Al-Jabr ("forcing", "restoring") operation is moving a deficient quantity from one side of the equation to the other side. In an al-Khwarizmi's example (in modern notation), "x^{2} = 40x − 4x^{2}" is transformed by al-Jabr into "5x^{2} = 40x". Repeated application of this rule eliminates negative quantities from calculations.

Al-Muqābala (المقابله, "balancing" or "corresponding") means subtraction of the same positive quantity from both sides: "x^{2} + 5 = 40x + 4x^{2}" is turned into "5 = 40x + 3x^{2}". Repeated application of this rule makes quantities of each type ("square"/"root"/"number") appear in the equation at most once, which helps to see that there are only 6 basic solvable types of the problem, when restricted to positive coefficients and solutions.

Subsequent parts of the book do not rely on solving quadratic equations.

== Area and volume ==
The second chapter of the book catalogues methods of finding area and volume. These include approximations of pi (π), given three ways, as $3 \tfrac17$, $\sqrt{10}$, and $62832/20000$. This latter approximation, equalling 3.1416, earlier appeared in the Indian Āryabhaṭīya (499 CE).

== Other topics ==
Al-Khwārizmī explicates the Jewish calendar and the 19-year cycle described by the convergence of lunar months and solar years.

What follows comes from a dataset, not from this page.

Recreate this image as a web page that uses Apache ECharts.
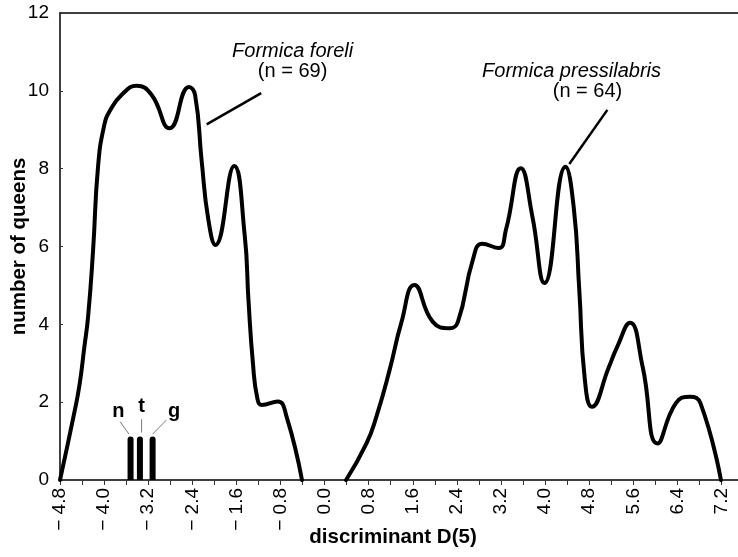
<!DOCTYPE html>
<html>
<head>
<meta charset="utf-8">
<script src="https://cdn.jsdelivr.net/npm/echarts@6/dist/echarts.min.js"></script>
<style>
html,body{margin:0;padding:0;background:#fff;}
#c{width:738px;height:557px;}
</style>
</head>
<body>
<div id="c"></div>
<script>
// F. foreli distribution (discriminant value, number of queens)
var foreliCurve = [
  [-4.8,0],[-4.53,1.8],[-4.44,2.5],[-4.36,3.4],[-4.29,4.2],[-4.2,5.9],[-4.11,8.05],[-4.0,9.1],
  [-3.89,9.5],[-3.68,9.9],[-3.41,10.13],[-3.14,9.9],[-2.81,9.04],[-2.46,10.1],[-2.35,9.9],
  [-2.23,8.2],[-2.11,6.7],[-1.98,6.04],[-1.64,8.07],[-1.45,6.3],[-1.38,4.6],[-1.3,3.0],[-1.22,2.1],[-1.14,1.93],
  [-0.85,2.02],[-0.69,1.63],[-0.41,0]
];
// F. pressilabris distribution
var pressilabrisCurve = [
  [0.39,0],[0.76,0.94],[0.94,1.63],[1.18,2.83],[1.39,4.03],[1.63,5.01],[1.96,4.07],[2.27,3.9],
  [2.42,4.07],[2.69,5.66],[2.86,6.07],[3.16,5.96],[3.29,6.43],[3.56,8.01],[3.77,6.77],[3.99,5.06],
  [4.37,8.05],[4.52,7.0],[4.62,4.9],[4.72,2.6],[4.85,1.88],[5.16,2.91],[5.31,3.43],[5.54,4.04],[5.77,2.91],
  [6.04,0.94],[6.37,1.97],[6.63,2.14],[6.82,1.97],[7.19,0]
];
// hybrid / type specimens n, t, g
var specimenNames = ['n','t','g'];
var specimenX = [-3.52,-3.35,-3.12];
var specimenY = [1.12,1.12,1.12];
// annotation anchors (data coords)
var specimenLabelPos = [[-3.74,1.76],[-3.32,1.88],[-2.73,1.76]];
var specimenLeaders = [[[-3.71,1.50],[-3.55,1.18]],[[-3.32,1.56],[-3.32,1.22]],[[-2.87,1.54],[-3.12,1.18]]];
var speciesLabels = [
  {name:'Formica foreli', n:'(n = 69)', namePos:[-0.58,11.0], nPos:[-0.58,10.49], leader:[[-2.14,9.14],[-1.15,9.94]]},
  {name:'Formica pressilabris', n:'(n = 64)', namePos:[4.48,10.49], nPos:[4.77,9.99], leader:[[4.44,8.12],[5.13,9.51]]}
];
var xMin = -4.8, xMax = 7.5, xStep = 0.4, xLabelMax = 7.2;
var yMin = 0, yMax = 12, yStep = 2;

var FONT = 'Liberation Sans, Arial, Helvetica, sans-serif';
var chart = echarts.init(document.getElementById('c'), null, {renderer:'canvas'});

function fmtX(v){
  var k = Math.round((v - xMin)/xStep);
  if (k % 2 !== 0 || v > xLabelMax + 1e-6) return '';
  var a = Math.abs(v) < 1e-9 ? 0 : v;
  return a < 0 ? '\u2212 ' + (-a).toFixed(1) : a.toFixed(1);
}

chart.setOption({
  animation:false,
  backgroundColor:'#fff',
  grid:{left:60, right:0, top:13, bottom:77, containLabel:false, outerBoundsMode:'none'},
  xAxis:[{
    type:'value', min:xMin, max:xMax, interval:xStep,
    name:'discriminant D(5)', nameLocation:'middle', nameGap:47, nameMoveOverlap:false,
    nameTextStyle:{fontFamily:FONT, fontSize:20.5, fontWeight:'bold', color:'#000', padding:[0,12,0,0]},
    axisLine:{onZero:false, lineStyle:{color:'#000', width:1.5}},
    axisTick:{show:true, length:5, lineStyle:{color:'#333', width:1}},
    axisLabel:{rotate:90, margin:8, fontFamily:FONT, fontSize:19, color:'#000', formatter:fmtX, showMaxLabel:true, showMinLabel:true, hideOverlap:false},
    splitLine:{show:false}
  },{
    type:'value', position:'top', min:xMin, max:xMax,
    axisLine:{show:true, onZero:false, lineStyle:{color:'#000', width:1.5}},
    axisTick:{show:false}, axisLabel:{show:false}, splitLine:{show:false}
  }],
  yAxis:{
    type:'value', min:yMin, max:yMax, interval:yStep,
    name:'number of queens', nameLocation:'middle', nameGap:30, nameRotate:90, nameMoveOverlap:false,
    nameTextStyle:{fontFamily:FONT, fontSize:20.5, fontWeight:'bold', color:'#000'},
    axisLine:{show:true, onZero:false, lineStyle:{color:'#000', width:1.5}},
    axisTick:{show:true, inside:true, length:3, lineStyle:{color:'#333'}},
    axisLabel:{margin:11, fontFamily:FONT, fontSize:19, color:'#000'},
    splitLine:{show:false}
  },
  series:[
    {type:'line', data:foreliCurve, smooth:0.5, showSymbol:false, lineStyle:{color:'#000', width:4, join:'round', cap:'round'}},
    {type:'line', data:pressilabrisCurve, smooth:0.5, showSymbol:false, lineStyle:{color:'#000', width:4, join:'round', cap:'round'}},
    {type:'bar', data:specimenX.map(function(x,i){return [x, specimenY[i]];}), barWidth:6,
     itemStyle:{color:'#000', borderRadius:[3,3,0,0]}}
  ]
});

function px(p){ return chart.convertToPixel({gridIndex:0}, p); }
var g = [];
speciesLabels.forEach(function(s){
  var a = px(s.namePos), b = px(s.nPos), l0 = px(s.leader[0]), l1 = px(s.leader[1]);
  g.push({type:'text', x:a[0], y:a[1], style:{text:s.name, font:'italic 20px ' + FONT, fill:'#000', textAlign:'center', textVerticalAlign:'middle'}});
  g.push({type:'text', x:b[0], y:b[1], style:{text:s.n, font:'20px ' + FONT, fill:'#000', textAlign:'center', textVerticalAlign:'middle'}});
  g.push({type:'line', shape:{x1:l0[0], y1:l0[1], x2:l1[0], y2:l1[1]}, style:{stroke:'#000', lineWidth:2.5}});
});
specimenNames.forEach(function(nm, i){
  var p = px(specimenLabelPos[i]), a = px(specimenLeaders[i][0]), b = px(specimenLeaders[i][1]);
  g.push({type:'text', x:p[0], y:p[1], style:{text:nm, font:'bold 20px ' + FONT, fill:'#000', textAlign:'center', textVerticalAlign:'middle'}});
  g.push({type:'line', shape:{x1:a[0], y1:a[1], x2:b[0], y2:b[1]}, style:{stroke:'#555', lineWidth:0.8}});
});
chart.setOption({graphic:g});
</script>
</body>
</html>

About half of the book deals with Islamic rules of inheritance, which are complex and require skill in first-order algebraic equations.

==Legacy==
Al-Jabr introduced balancing and reduction to mathematical expressions, and founded Algebra as an independent mathematical discipline, which is taught worldwide, typically as part of an elementary and high school curriculum.

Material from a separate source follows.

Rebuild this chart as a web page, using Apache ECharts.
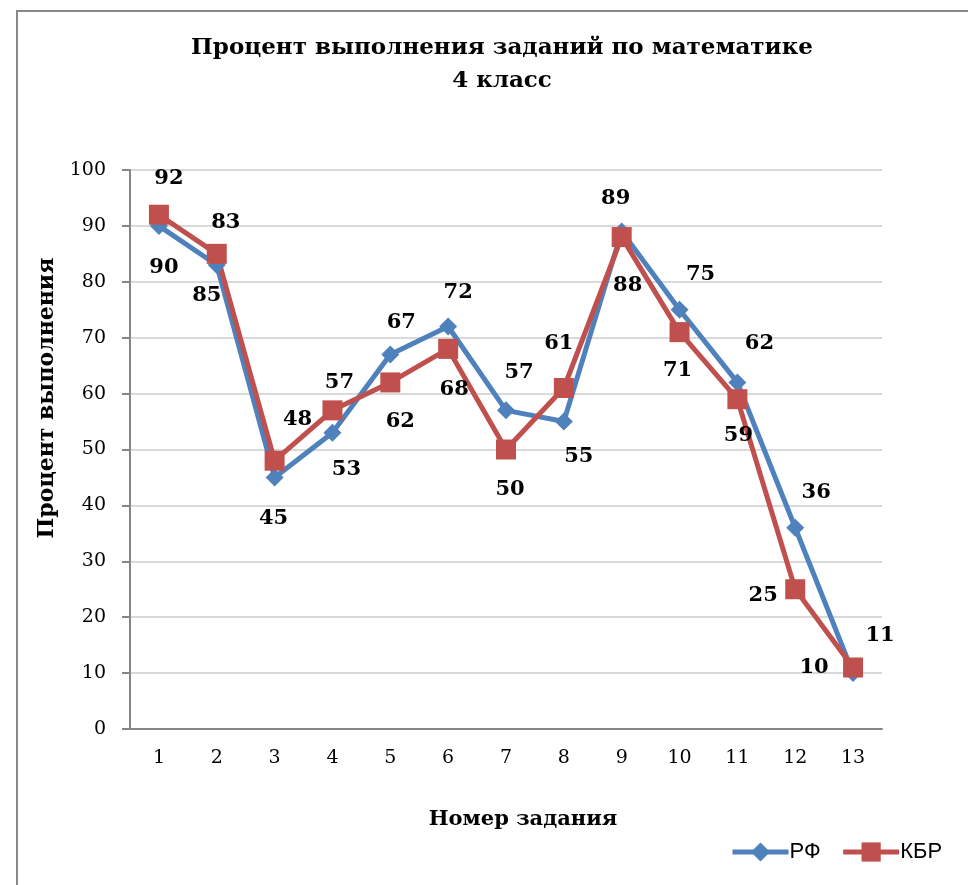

R. Rashed and Angela Armstrong write:

Al-Khwarizmi's text can be seen to be distinct not only from the Babylonian tablets, but also from the Diophantus' Arithmetica. It no longer concerns a series of problems to be resolved, but an exposition which starts with primitive terms in which the combinations must give all possible prototypes for equations, which henceforward explicitly constitute the true object of study. On the other hand, the idea of an equation for its own sake appears from the beginning and, one could say, in a generic manner, insofar as it does not simply emerge in the course of solving a problem, but is specifically called on to define an infinite class of problems.

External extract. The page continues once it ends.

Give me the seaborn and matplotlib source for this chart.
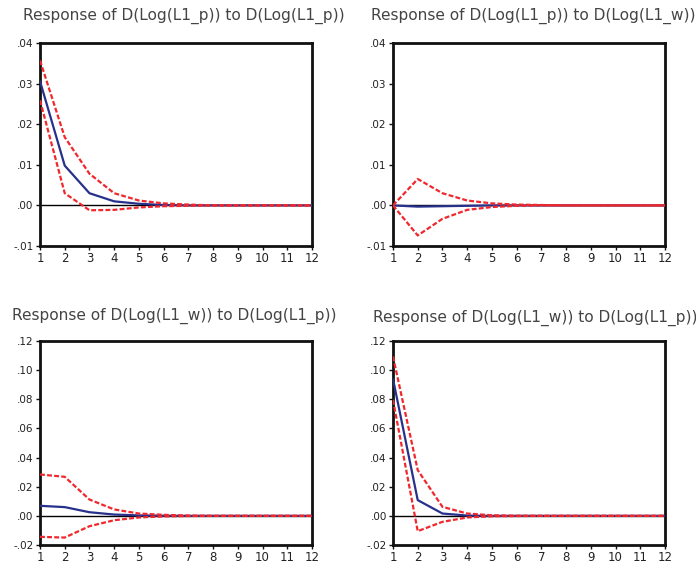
import numpy as np
import pandas as pd
import seaborn as sns
import matplotlib.pyplot as plt

periods = list(range(1, 13))

titles = [
    "Response of D(Log(L1_p)) to D(Log(L1_p))",
    "Response of D(Log(L1_p)) to D(Log(L1_w))",
    "Response of D(Log(L1_w)) to D(Log(L1_p))",
    "Response of D(Log(L1_w)) to D(Log(L1_p))",
]

pp_mean = [0.0306, 0.0098, 0.0030, 0.0010, 0.0004, 0.0001, 0, 0, 0, 0, 0, 0]
pp_upper = [0.0357, 0.0168, 0.0078, 0.0030, 0.0012, 0.0005, 0.0002, 0, 0, 0, 0, 0]
pp_lower = [0.0259, 0.0030, -0.0012, -0.0011, -0.0005, -0.0002, -0.0001, 0, 0, 0, 0, 0]

pw_mean = [0.0, -0.0003, -0.0002, -0.0001, 0, 0, 0, 0, 0, 0, 0, 0]
pw_upper = [0.0, 0.0065, 0.0030, 0.0012, 0.0005, 0.0002, 0.0001, 0, 0, 0, 0, 0]
pw_lower = [0.0, -0.0074, -0.0033, -0.0011, -0.0004, -0.0001, 0, 0, 0, 0, 0, 0]

wp_mean = [0.0069, 0.0060, 0.0025, 0.0009, 0.0003, 0.0001, 0, 0, 0, 0, 0, 0]
wp_upper = [0.0284, 0.0268, 0.0112, 0.0044, 0.0016, 0.0007, 0.0002, 0, 0, 0, 0, 0]
wp_lower = [-0.0144, -0.0149, -0.0071, -0.0030, -0.0011, -0.0004, -0.0001, 0, 0, 0, 0, 0]

ww_mean = [0.0940, 0.0108, 0.0016, 0.0002, 0, 0, 0, 0, 0, 0, 0, 0]
ww_upper = [0.1094, 0.0314, 0.0062, 0.0016, 0.0004, 0.0001, 0, 0, 0, 0, 0, 0]
ww_lower = [0.0796, -0.0105, -0.0041, -0.0011, -0.0003, -0.0001, 0, 0, 0, 0, 0, 0]

panels = [
    (pp_mean, pp_upper, pp_lower),
    (pw_mean, pw_upper, pw_lower),
    (wp_mean, wp_upper, wp_lower),
    (ww_mean, ww_upper, ww_lower),
]

yticks_top = [-0.01, 0.00, 0.01, 0.02, 0.03, 0.04]
yticks_bot = [-0.02, 0.00, 0.02, 0.04, 0.06, 0.08, 0.10, 0.12]
ylims = [(-0.01, 0.04), (-0.01, 0.04), (-0.02, 0.12), (-0.02, 0.12)]
yticks = [yticks_top, yticks_top, yticks_bot, yticks_bot]

sns.set_style("white")
plt.rcParams['font.family'] = ['DejaVu Sans']

fig = plt.figure(figsize=(6.96, 5.65), dpi=100)
W, H = 696, 565
# axes boxes in pixel coords: left, top, right, bottom
boxes = [(40, 43, 312, 246), (393, 43, 665, 246), (40, 341, 312, 545), (393, 341, 665, 545)]
title_pos = [(23, 16), (371, 16), (12, 316), (373, 318)]

navy = "#27318C"
red = "#F0282D"

for i, (box, (m, u, l)) in enumerate(zip(boxes, panels)):
    x0, y0, x1, y1 = box
    ax = fig.add_axes([x0 / W, 1 - y1 / H, (x1 - x0) / W, (y1 - y0) / H])
    df = pd.DataFrame({
        "period": periods * 3,
        "value": list(m) + list(u) + list(l),
        "series": ["mean"] * 12 + ["upper"] * 12 + ["lower"] * 12,
    })
    ax.axhline(0, color="black", lw=1.0, zorder=1)
    sns.lineplot(data=df[df.series == "mean"], x="period", y="value", ax=ax,
                 color=navy, lw=1.6, zorder=3)
    for s in ["upper", "lower"]:
        sns.lineplot(data=df[df.series == s], x="period", y="value", ax=ax,
                     color=red, lw=1.6, linestyle=(0, (2.2, 1.0)), zorder=4)
    ax.set_xlim(1, 12)
    ax.set_ylim(*ylims[i])
    ax.set_xticks(periods)
    ax.set_xticklabels([str(p) for p in periods])
    ax.set_yticks(yticks[i])
    ax.set_yticklabels([("-" if v < 0 else "") + ("%.2f" % abs(v)).lstrip("0") for v in yticks[i]])
    ax.set_xlabel("")
    ax.set_ylabel("")
    for sp in ax.spines.values():
        sp.set_linewidth(2.0)
        sp.set_color("#111111")
        sp.set_visible(True)
    ax.tick_params(axis="both", which="both", direction="out", length=3, width=1,
                   color="#111111", labelsize=7.5, pad=1.5, labelcolor="#222222",
                   left=True, bottom=True)
    ax.tick_params(axis="x", labelsize=8.5)
    tx, ty = title_pos[i]
    fig.text(tx / W, 1 - ty / H, titles[i], fontsize=11.1, color="#444444",
             ha="left", va="center")

fig.savefig("out.png", dpi=100)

J. J. O'Connor and E. F. Robertson wrote in the MacTutor History of Mathematics Archive:

Perhaps one of the most significant advances made by Arabic mathematics began at this time with the work of al-Khwarizmi, namely the beginnings of algebra. It is important to understand just how significant this new idea was. It was a revolutionary move away from the Greek concept of mathematics which was essentially geometry. Algebra was a unifying theory which allowed rational numbers, irrational numbers, geometrical magnitudes, etc., to all be treated as "algebraic objects". It gave mathematics a whole new development path so much broader in concept to that which had existed before, and provided a vehicle for future development of the subject. Another important aspect of the introduction of algebraic ideas was that it allowed mathematics to be applied to itself in a way which had not happened before.